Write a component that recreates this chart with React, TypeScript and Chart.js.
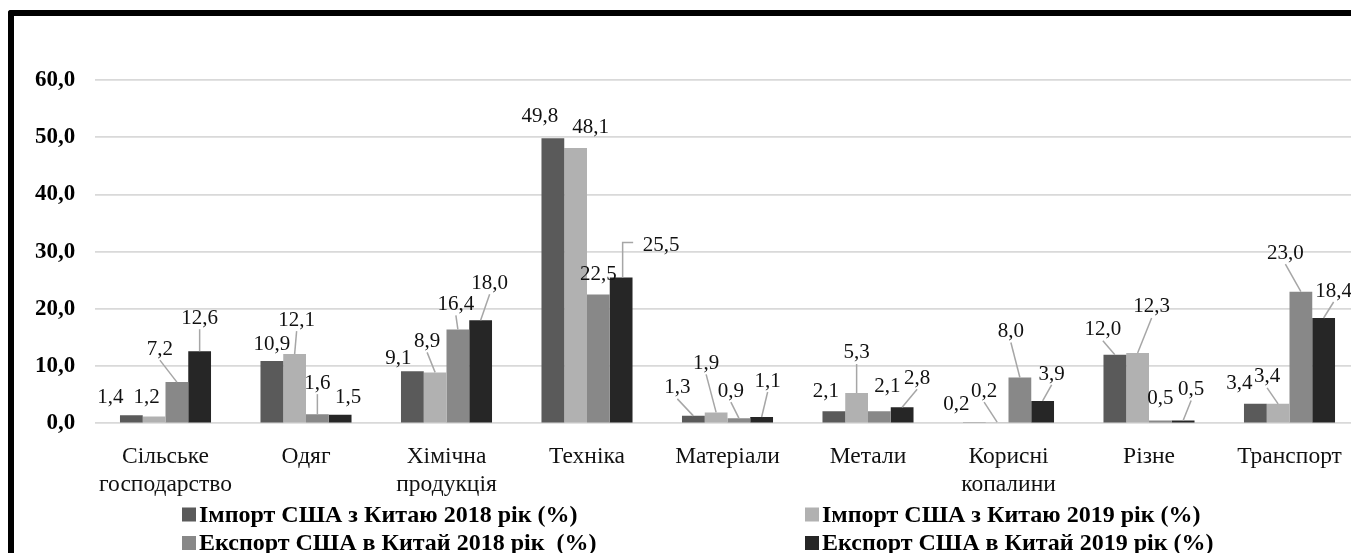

--

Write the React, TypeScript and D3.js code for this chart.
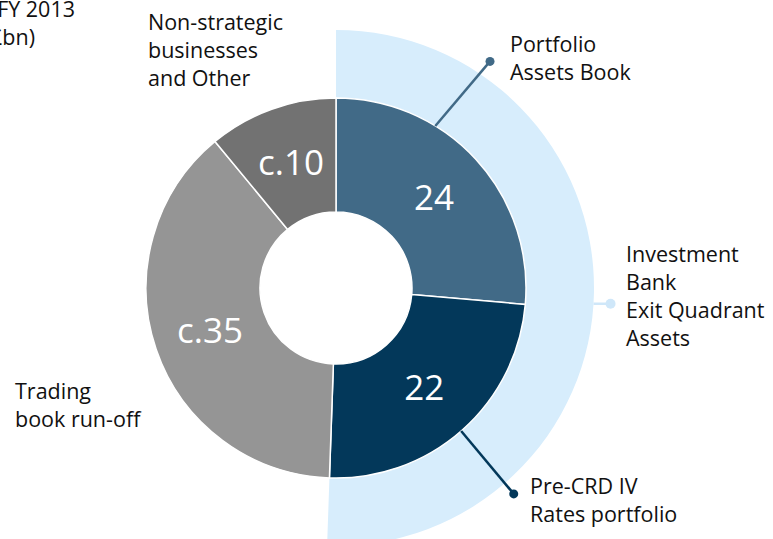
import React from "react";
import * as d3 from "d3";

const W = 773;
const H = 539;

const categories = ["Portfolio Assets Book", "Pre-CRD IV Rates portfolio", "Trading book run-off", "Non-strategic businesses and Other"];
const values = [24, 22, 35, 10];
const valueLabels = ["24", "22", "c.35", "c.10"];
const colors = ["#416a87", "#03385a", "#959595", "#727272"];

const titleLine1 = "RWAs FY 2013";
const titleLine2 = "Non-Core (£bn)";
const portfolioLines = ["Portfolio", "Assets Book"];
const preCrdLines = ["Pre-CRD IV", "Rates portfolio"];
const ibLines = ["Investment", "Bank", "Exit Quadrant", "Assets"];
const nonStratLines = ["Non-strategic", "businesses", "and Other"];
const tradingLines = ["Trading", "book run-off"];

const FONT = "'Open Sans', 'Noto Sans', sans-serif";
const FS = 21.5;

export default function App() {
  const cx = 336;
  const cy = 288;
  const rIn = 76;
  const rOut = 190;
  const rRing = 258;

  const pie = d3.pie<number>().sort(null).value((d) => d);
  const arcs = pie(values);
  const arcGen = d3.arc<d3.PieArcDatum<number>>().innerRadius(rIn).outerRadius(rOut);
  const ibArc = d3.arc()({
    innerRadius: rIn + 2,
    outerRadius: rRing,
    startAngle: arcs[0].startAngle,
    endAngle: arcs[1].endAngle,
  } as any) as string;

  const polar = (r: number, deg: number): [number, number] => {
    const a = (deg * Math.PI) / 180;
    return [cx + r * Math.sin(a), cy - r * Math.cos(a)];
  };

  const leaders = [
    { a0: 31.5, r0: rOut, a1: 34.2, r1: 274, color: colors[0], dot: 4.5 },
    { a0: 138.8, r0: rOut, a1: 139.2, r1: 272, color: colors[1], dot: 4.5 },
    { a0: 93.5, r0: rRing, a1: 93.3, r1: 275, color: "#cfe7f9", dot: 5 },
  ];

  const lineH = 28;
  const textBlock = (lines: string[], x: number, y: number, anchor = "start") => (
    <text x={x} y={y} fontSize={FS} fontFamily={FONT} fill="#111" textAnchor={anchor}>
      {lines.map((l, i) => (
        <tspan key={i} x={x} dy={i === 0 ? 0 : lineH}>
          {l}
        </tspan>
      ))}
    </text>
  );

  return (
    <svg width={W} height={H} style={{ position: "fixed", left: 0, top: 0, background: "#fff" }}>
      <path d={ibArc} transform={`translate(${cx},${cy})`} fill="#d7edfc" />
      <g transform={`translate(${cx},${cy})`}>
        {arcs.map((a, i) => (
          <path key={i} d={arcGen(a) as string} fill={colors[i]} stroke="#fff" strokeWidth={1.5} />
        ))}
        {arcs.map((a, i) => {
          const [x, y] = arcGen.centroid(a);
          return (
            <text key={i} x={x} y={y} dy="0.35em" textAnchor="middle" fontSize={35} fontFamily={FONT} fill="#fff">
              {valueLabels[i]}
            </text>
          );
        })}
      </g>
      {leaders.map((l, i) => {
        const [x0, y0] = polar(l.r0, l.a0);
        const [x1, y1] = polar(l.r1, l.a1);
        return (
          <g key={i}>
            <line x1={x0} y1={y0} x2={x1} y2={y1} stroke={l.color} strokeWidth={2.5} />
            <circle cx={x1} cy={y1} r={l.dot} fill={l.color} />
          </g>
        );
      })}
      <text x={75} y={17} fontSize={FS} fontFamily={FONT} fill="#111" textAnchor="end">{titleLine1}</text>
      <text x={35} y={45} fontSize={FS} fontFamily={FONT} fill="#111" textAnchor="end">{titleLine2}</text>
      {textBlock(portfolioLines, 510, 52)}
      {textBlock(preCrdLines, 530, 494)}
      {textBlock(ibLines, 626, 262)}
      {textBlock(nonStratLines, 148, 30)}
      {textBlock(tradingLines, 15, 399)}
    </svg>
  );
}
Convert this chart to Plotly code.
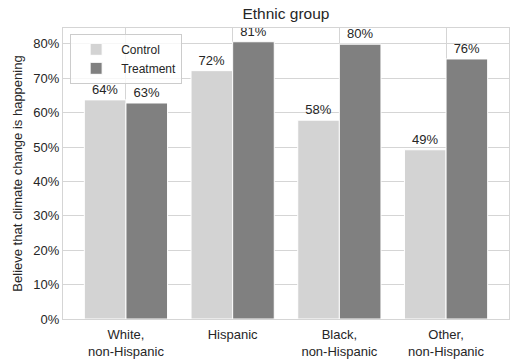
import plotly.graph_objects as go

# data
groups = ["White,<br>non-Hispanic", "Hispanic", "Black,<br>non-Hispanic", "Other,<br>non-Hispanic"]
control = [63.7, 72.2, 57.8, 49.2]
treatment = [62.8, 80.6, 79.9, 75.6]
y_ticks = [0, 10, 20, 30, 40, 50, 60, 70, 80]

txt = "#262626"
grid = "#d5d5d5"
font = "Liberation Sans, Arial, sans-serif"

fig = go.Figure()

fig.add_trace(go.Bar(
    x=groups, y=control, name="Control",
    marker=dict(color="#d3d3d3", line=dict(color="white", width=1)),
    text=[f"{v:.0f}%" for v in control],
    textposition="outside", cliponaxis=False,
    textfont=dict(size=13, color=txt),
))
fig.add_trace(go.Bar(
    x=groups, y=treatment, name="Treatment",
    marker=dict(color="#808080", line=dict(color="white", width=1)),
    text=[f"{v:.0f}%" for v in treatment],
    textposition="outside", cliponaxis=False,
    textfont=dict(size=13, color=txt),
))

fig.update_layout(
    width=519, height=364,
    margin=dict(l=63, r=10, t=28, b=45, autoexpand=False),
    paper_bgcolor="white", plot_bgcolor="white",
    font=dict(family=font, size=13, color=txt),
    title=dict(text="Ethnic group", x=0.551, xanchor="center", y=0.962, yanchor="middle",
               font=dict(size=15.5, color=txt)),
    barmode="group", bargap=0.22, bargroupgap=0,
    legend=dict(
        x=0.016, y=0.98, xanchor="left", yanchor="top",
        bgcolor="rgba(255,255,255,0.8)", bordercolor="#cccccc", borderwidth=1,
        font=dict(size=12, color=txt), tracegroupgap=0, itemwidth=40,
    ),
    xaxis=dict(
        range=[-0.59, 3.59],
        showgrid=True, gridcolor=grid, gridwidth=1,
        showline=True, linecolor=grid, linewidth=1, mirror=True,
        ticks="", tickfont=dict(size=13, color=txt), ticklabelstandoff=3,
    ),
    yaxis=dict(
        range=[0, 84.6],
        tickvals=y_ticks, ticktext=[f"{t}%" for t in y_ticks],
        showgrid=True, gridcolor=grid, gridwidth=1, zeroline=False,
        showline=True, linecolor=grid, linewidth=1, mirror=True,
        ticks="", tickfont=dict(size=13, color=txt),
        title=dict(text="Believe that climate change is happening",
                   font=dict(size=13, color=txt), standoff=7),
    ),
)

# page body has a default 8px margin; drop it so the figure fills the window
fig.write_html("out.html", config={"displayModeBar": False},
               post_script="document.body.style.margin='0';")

--

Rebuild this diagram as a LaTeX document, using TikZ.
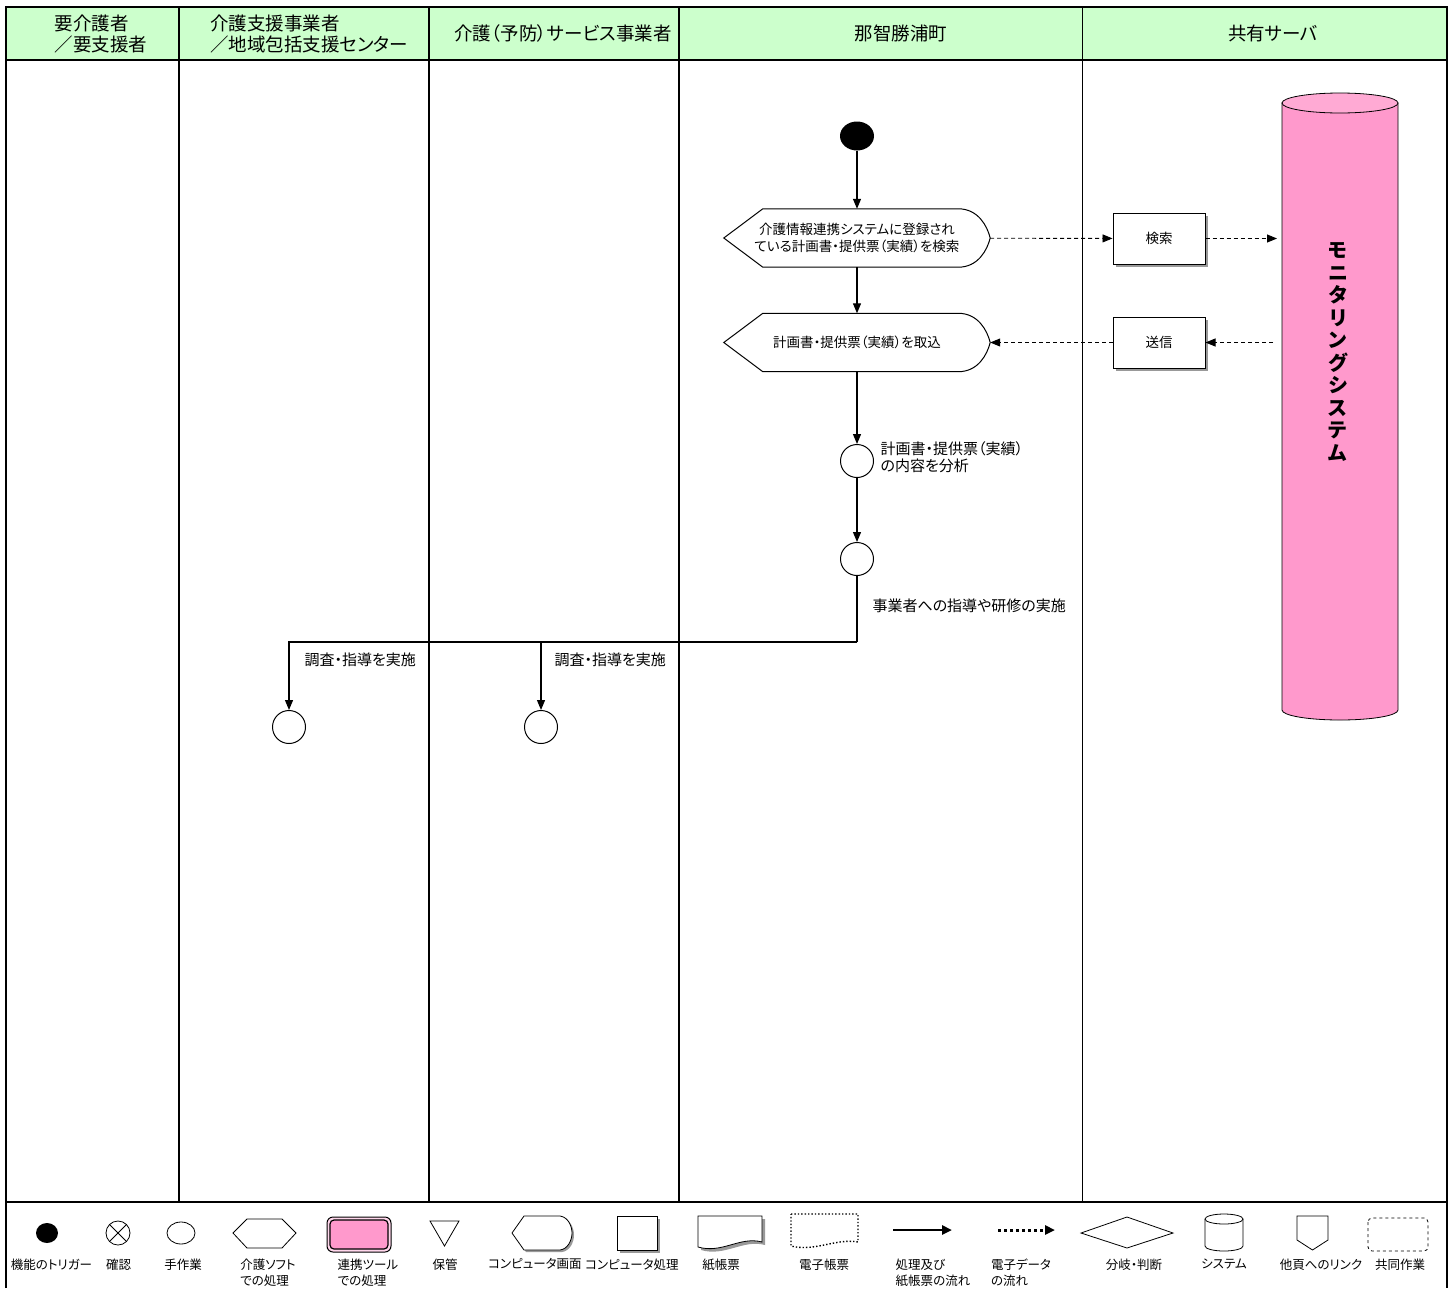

YOUR OBJECTIVE: Pictures in the material above should be skipped; print exactly the lines from the one with "Convert this chart to Plotly code." through the one with "fig = go.Figure()".

FULL OUTPUT:
Convert this chart to Plotly code.
import plotly.graph_objects as go

# data
groups = ["White,<br>non-Hispanic", "Hispanic", "Black,<br>non-Hispanic", "Other,<br>non-Hispanic"]
control = [63.7, 72.2, 57.8, 49.2]
treatment = [62.8, 80.6, 79.9, 75.6]
y_ticks = [0, 10, 20, 30, 40, 50, 60, 70, 80]

txt = "#262626"
grid = "#d5d5d5"
font = "Liberation Sans, Arial, sans-serif"

fig = go.Figure()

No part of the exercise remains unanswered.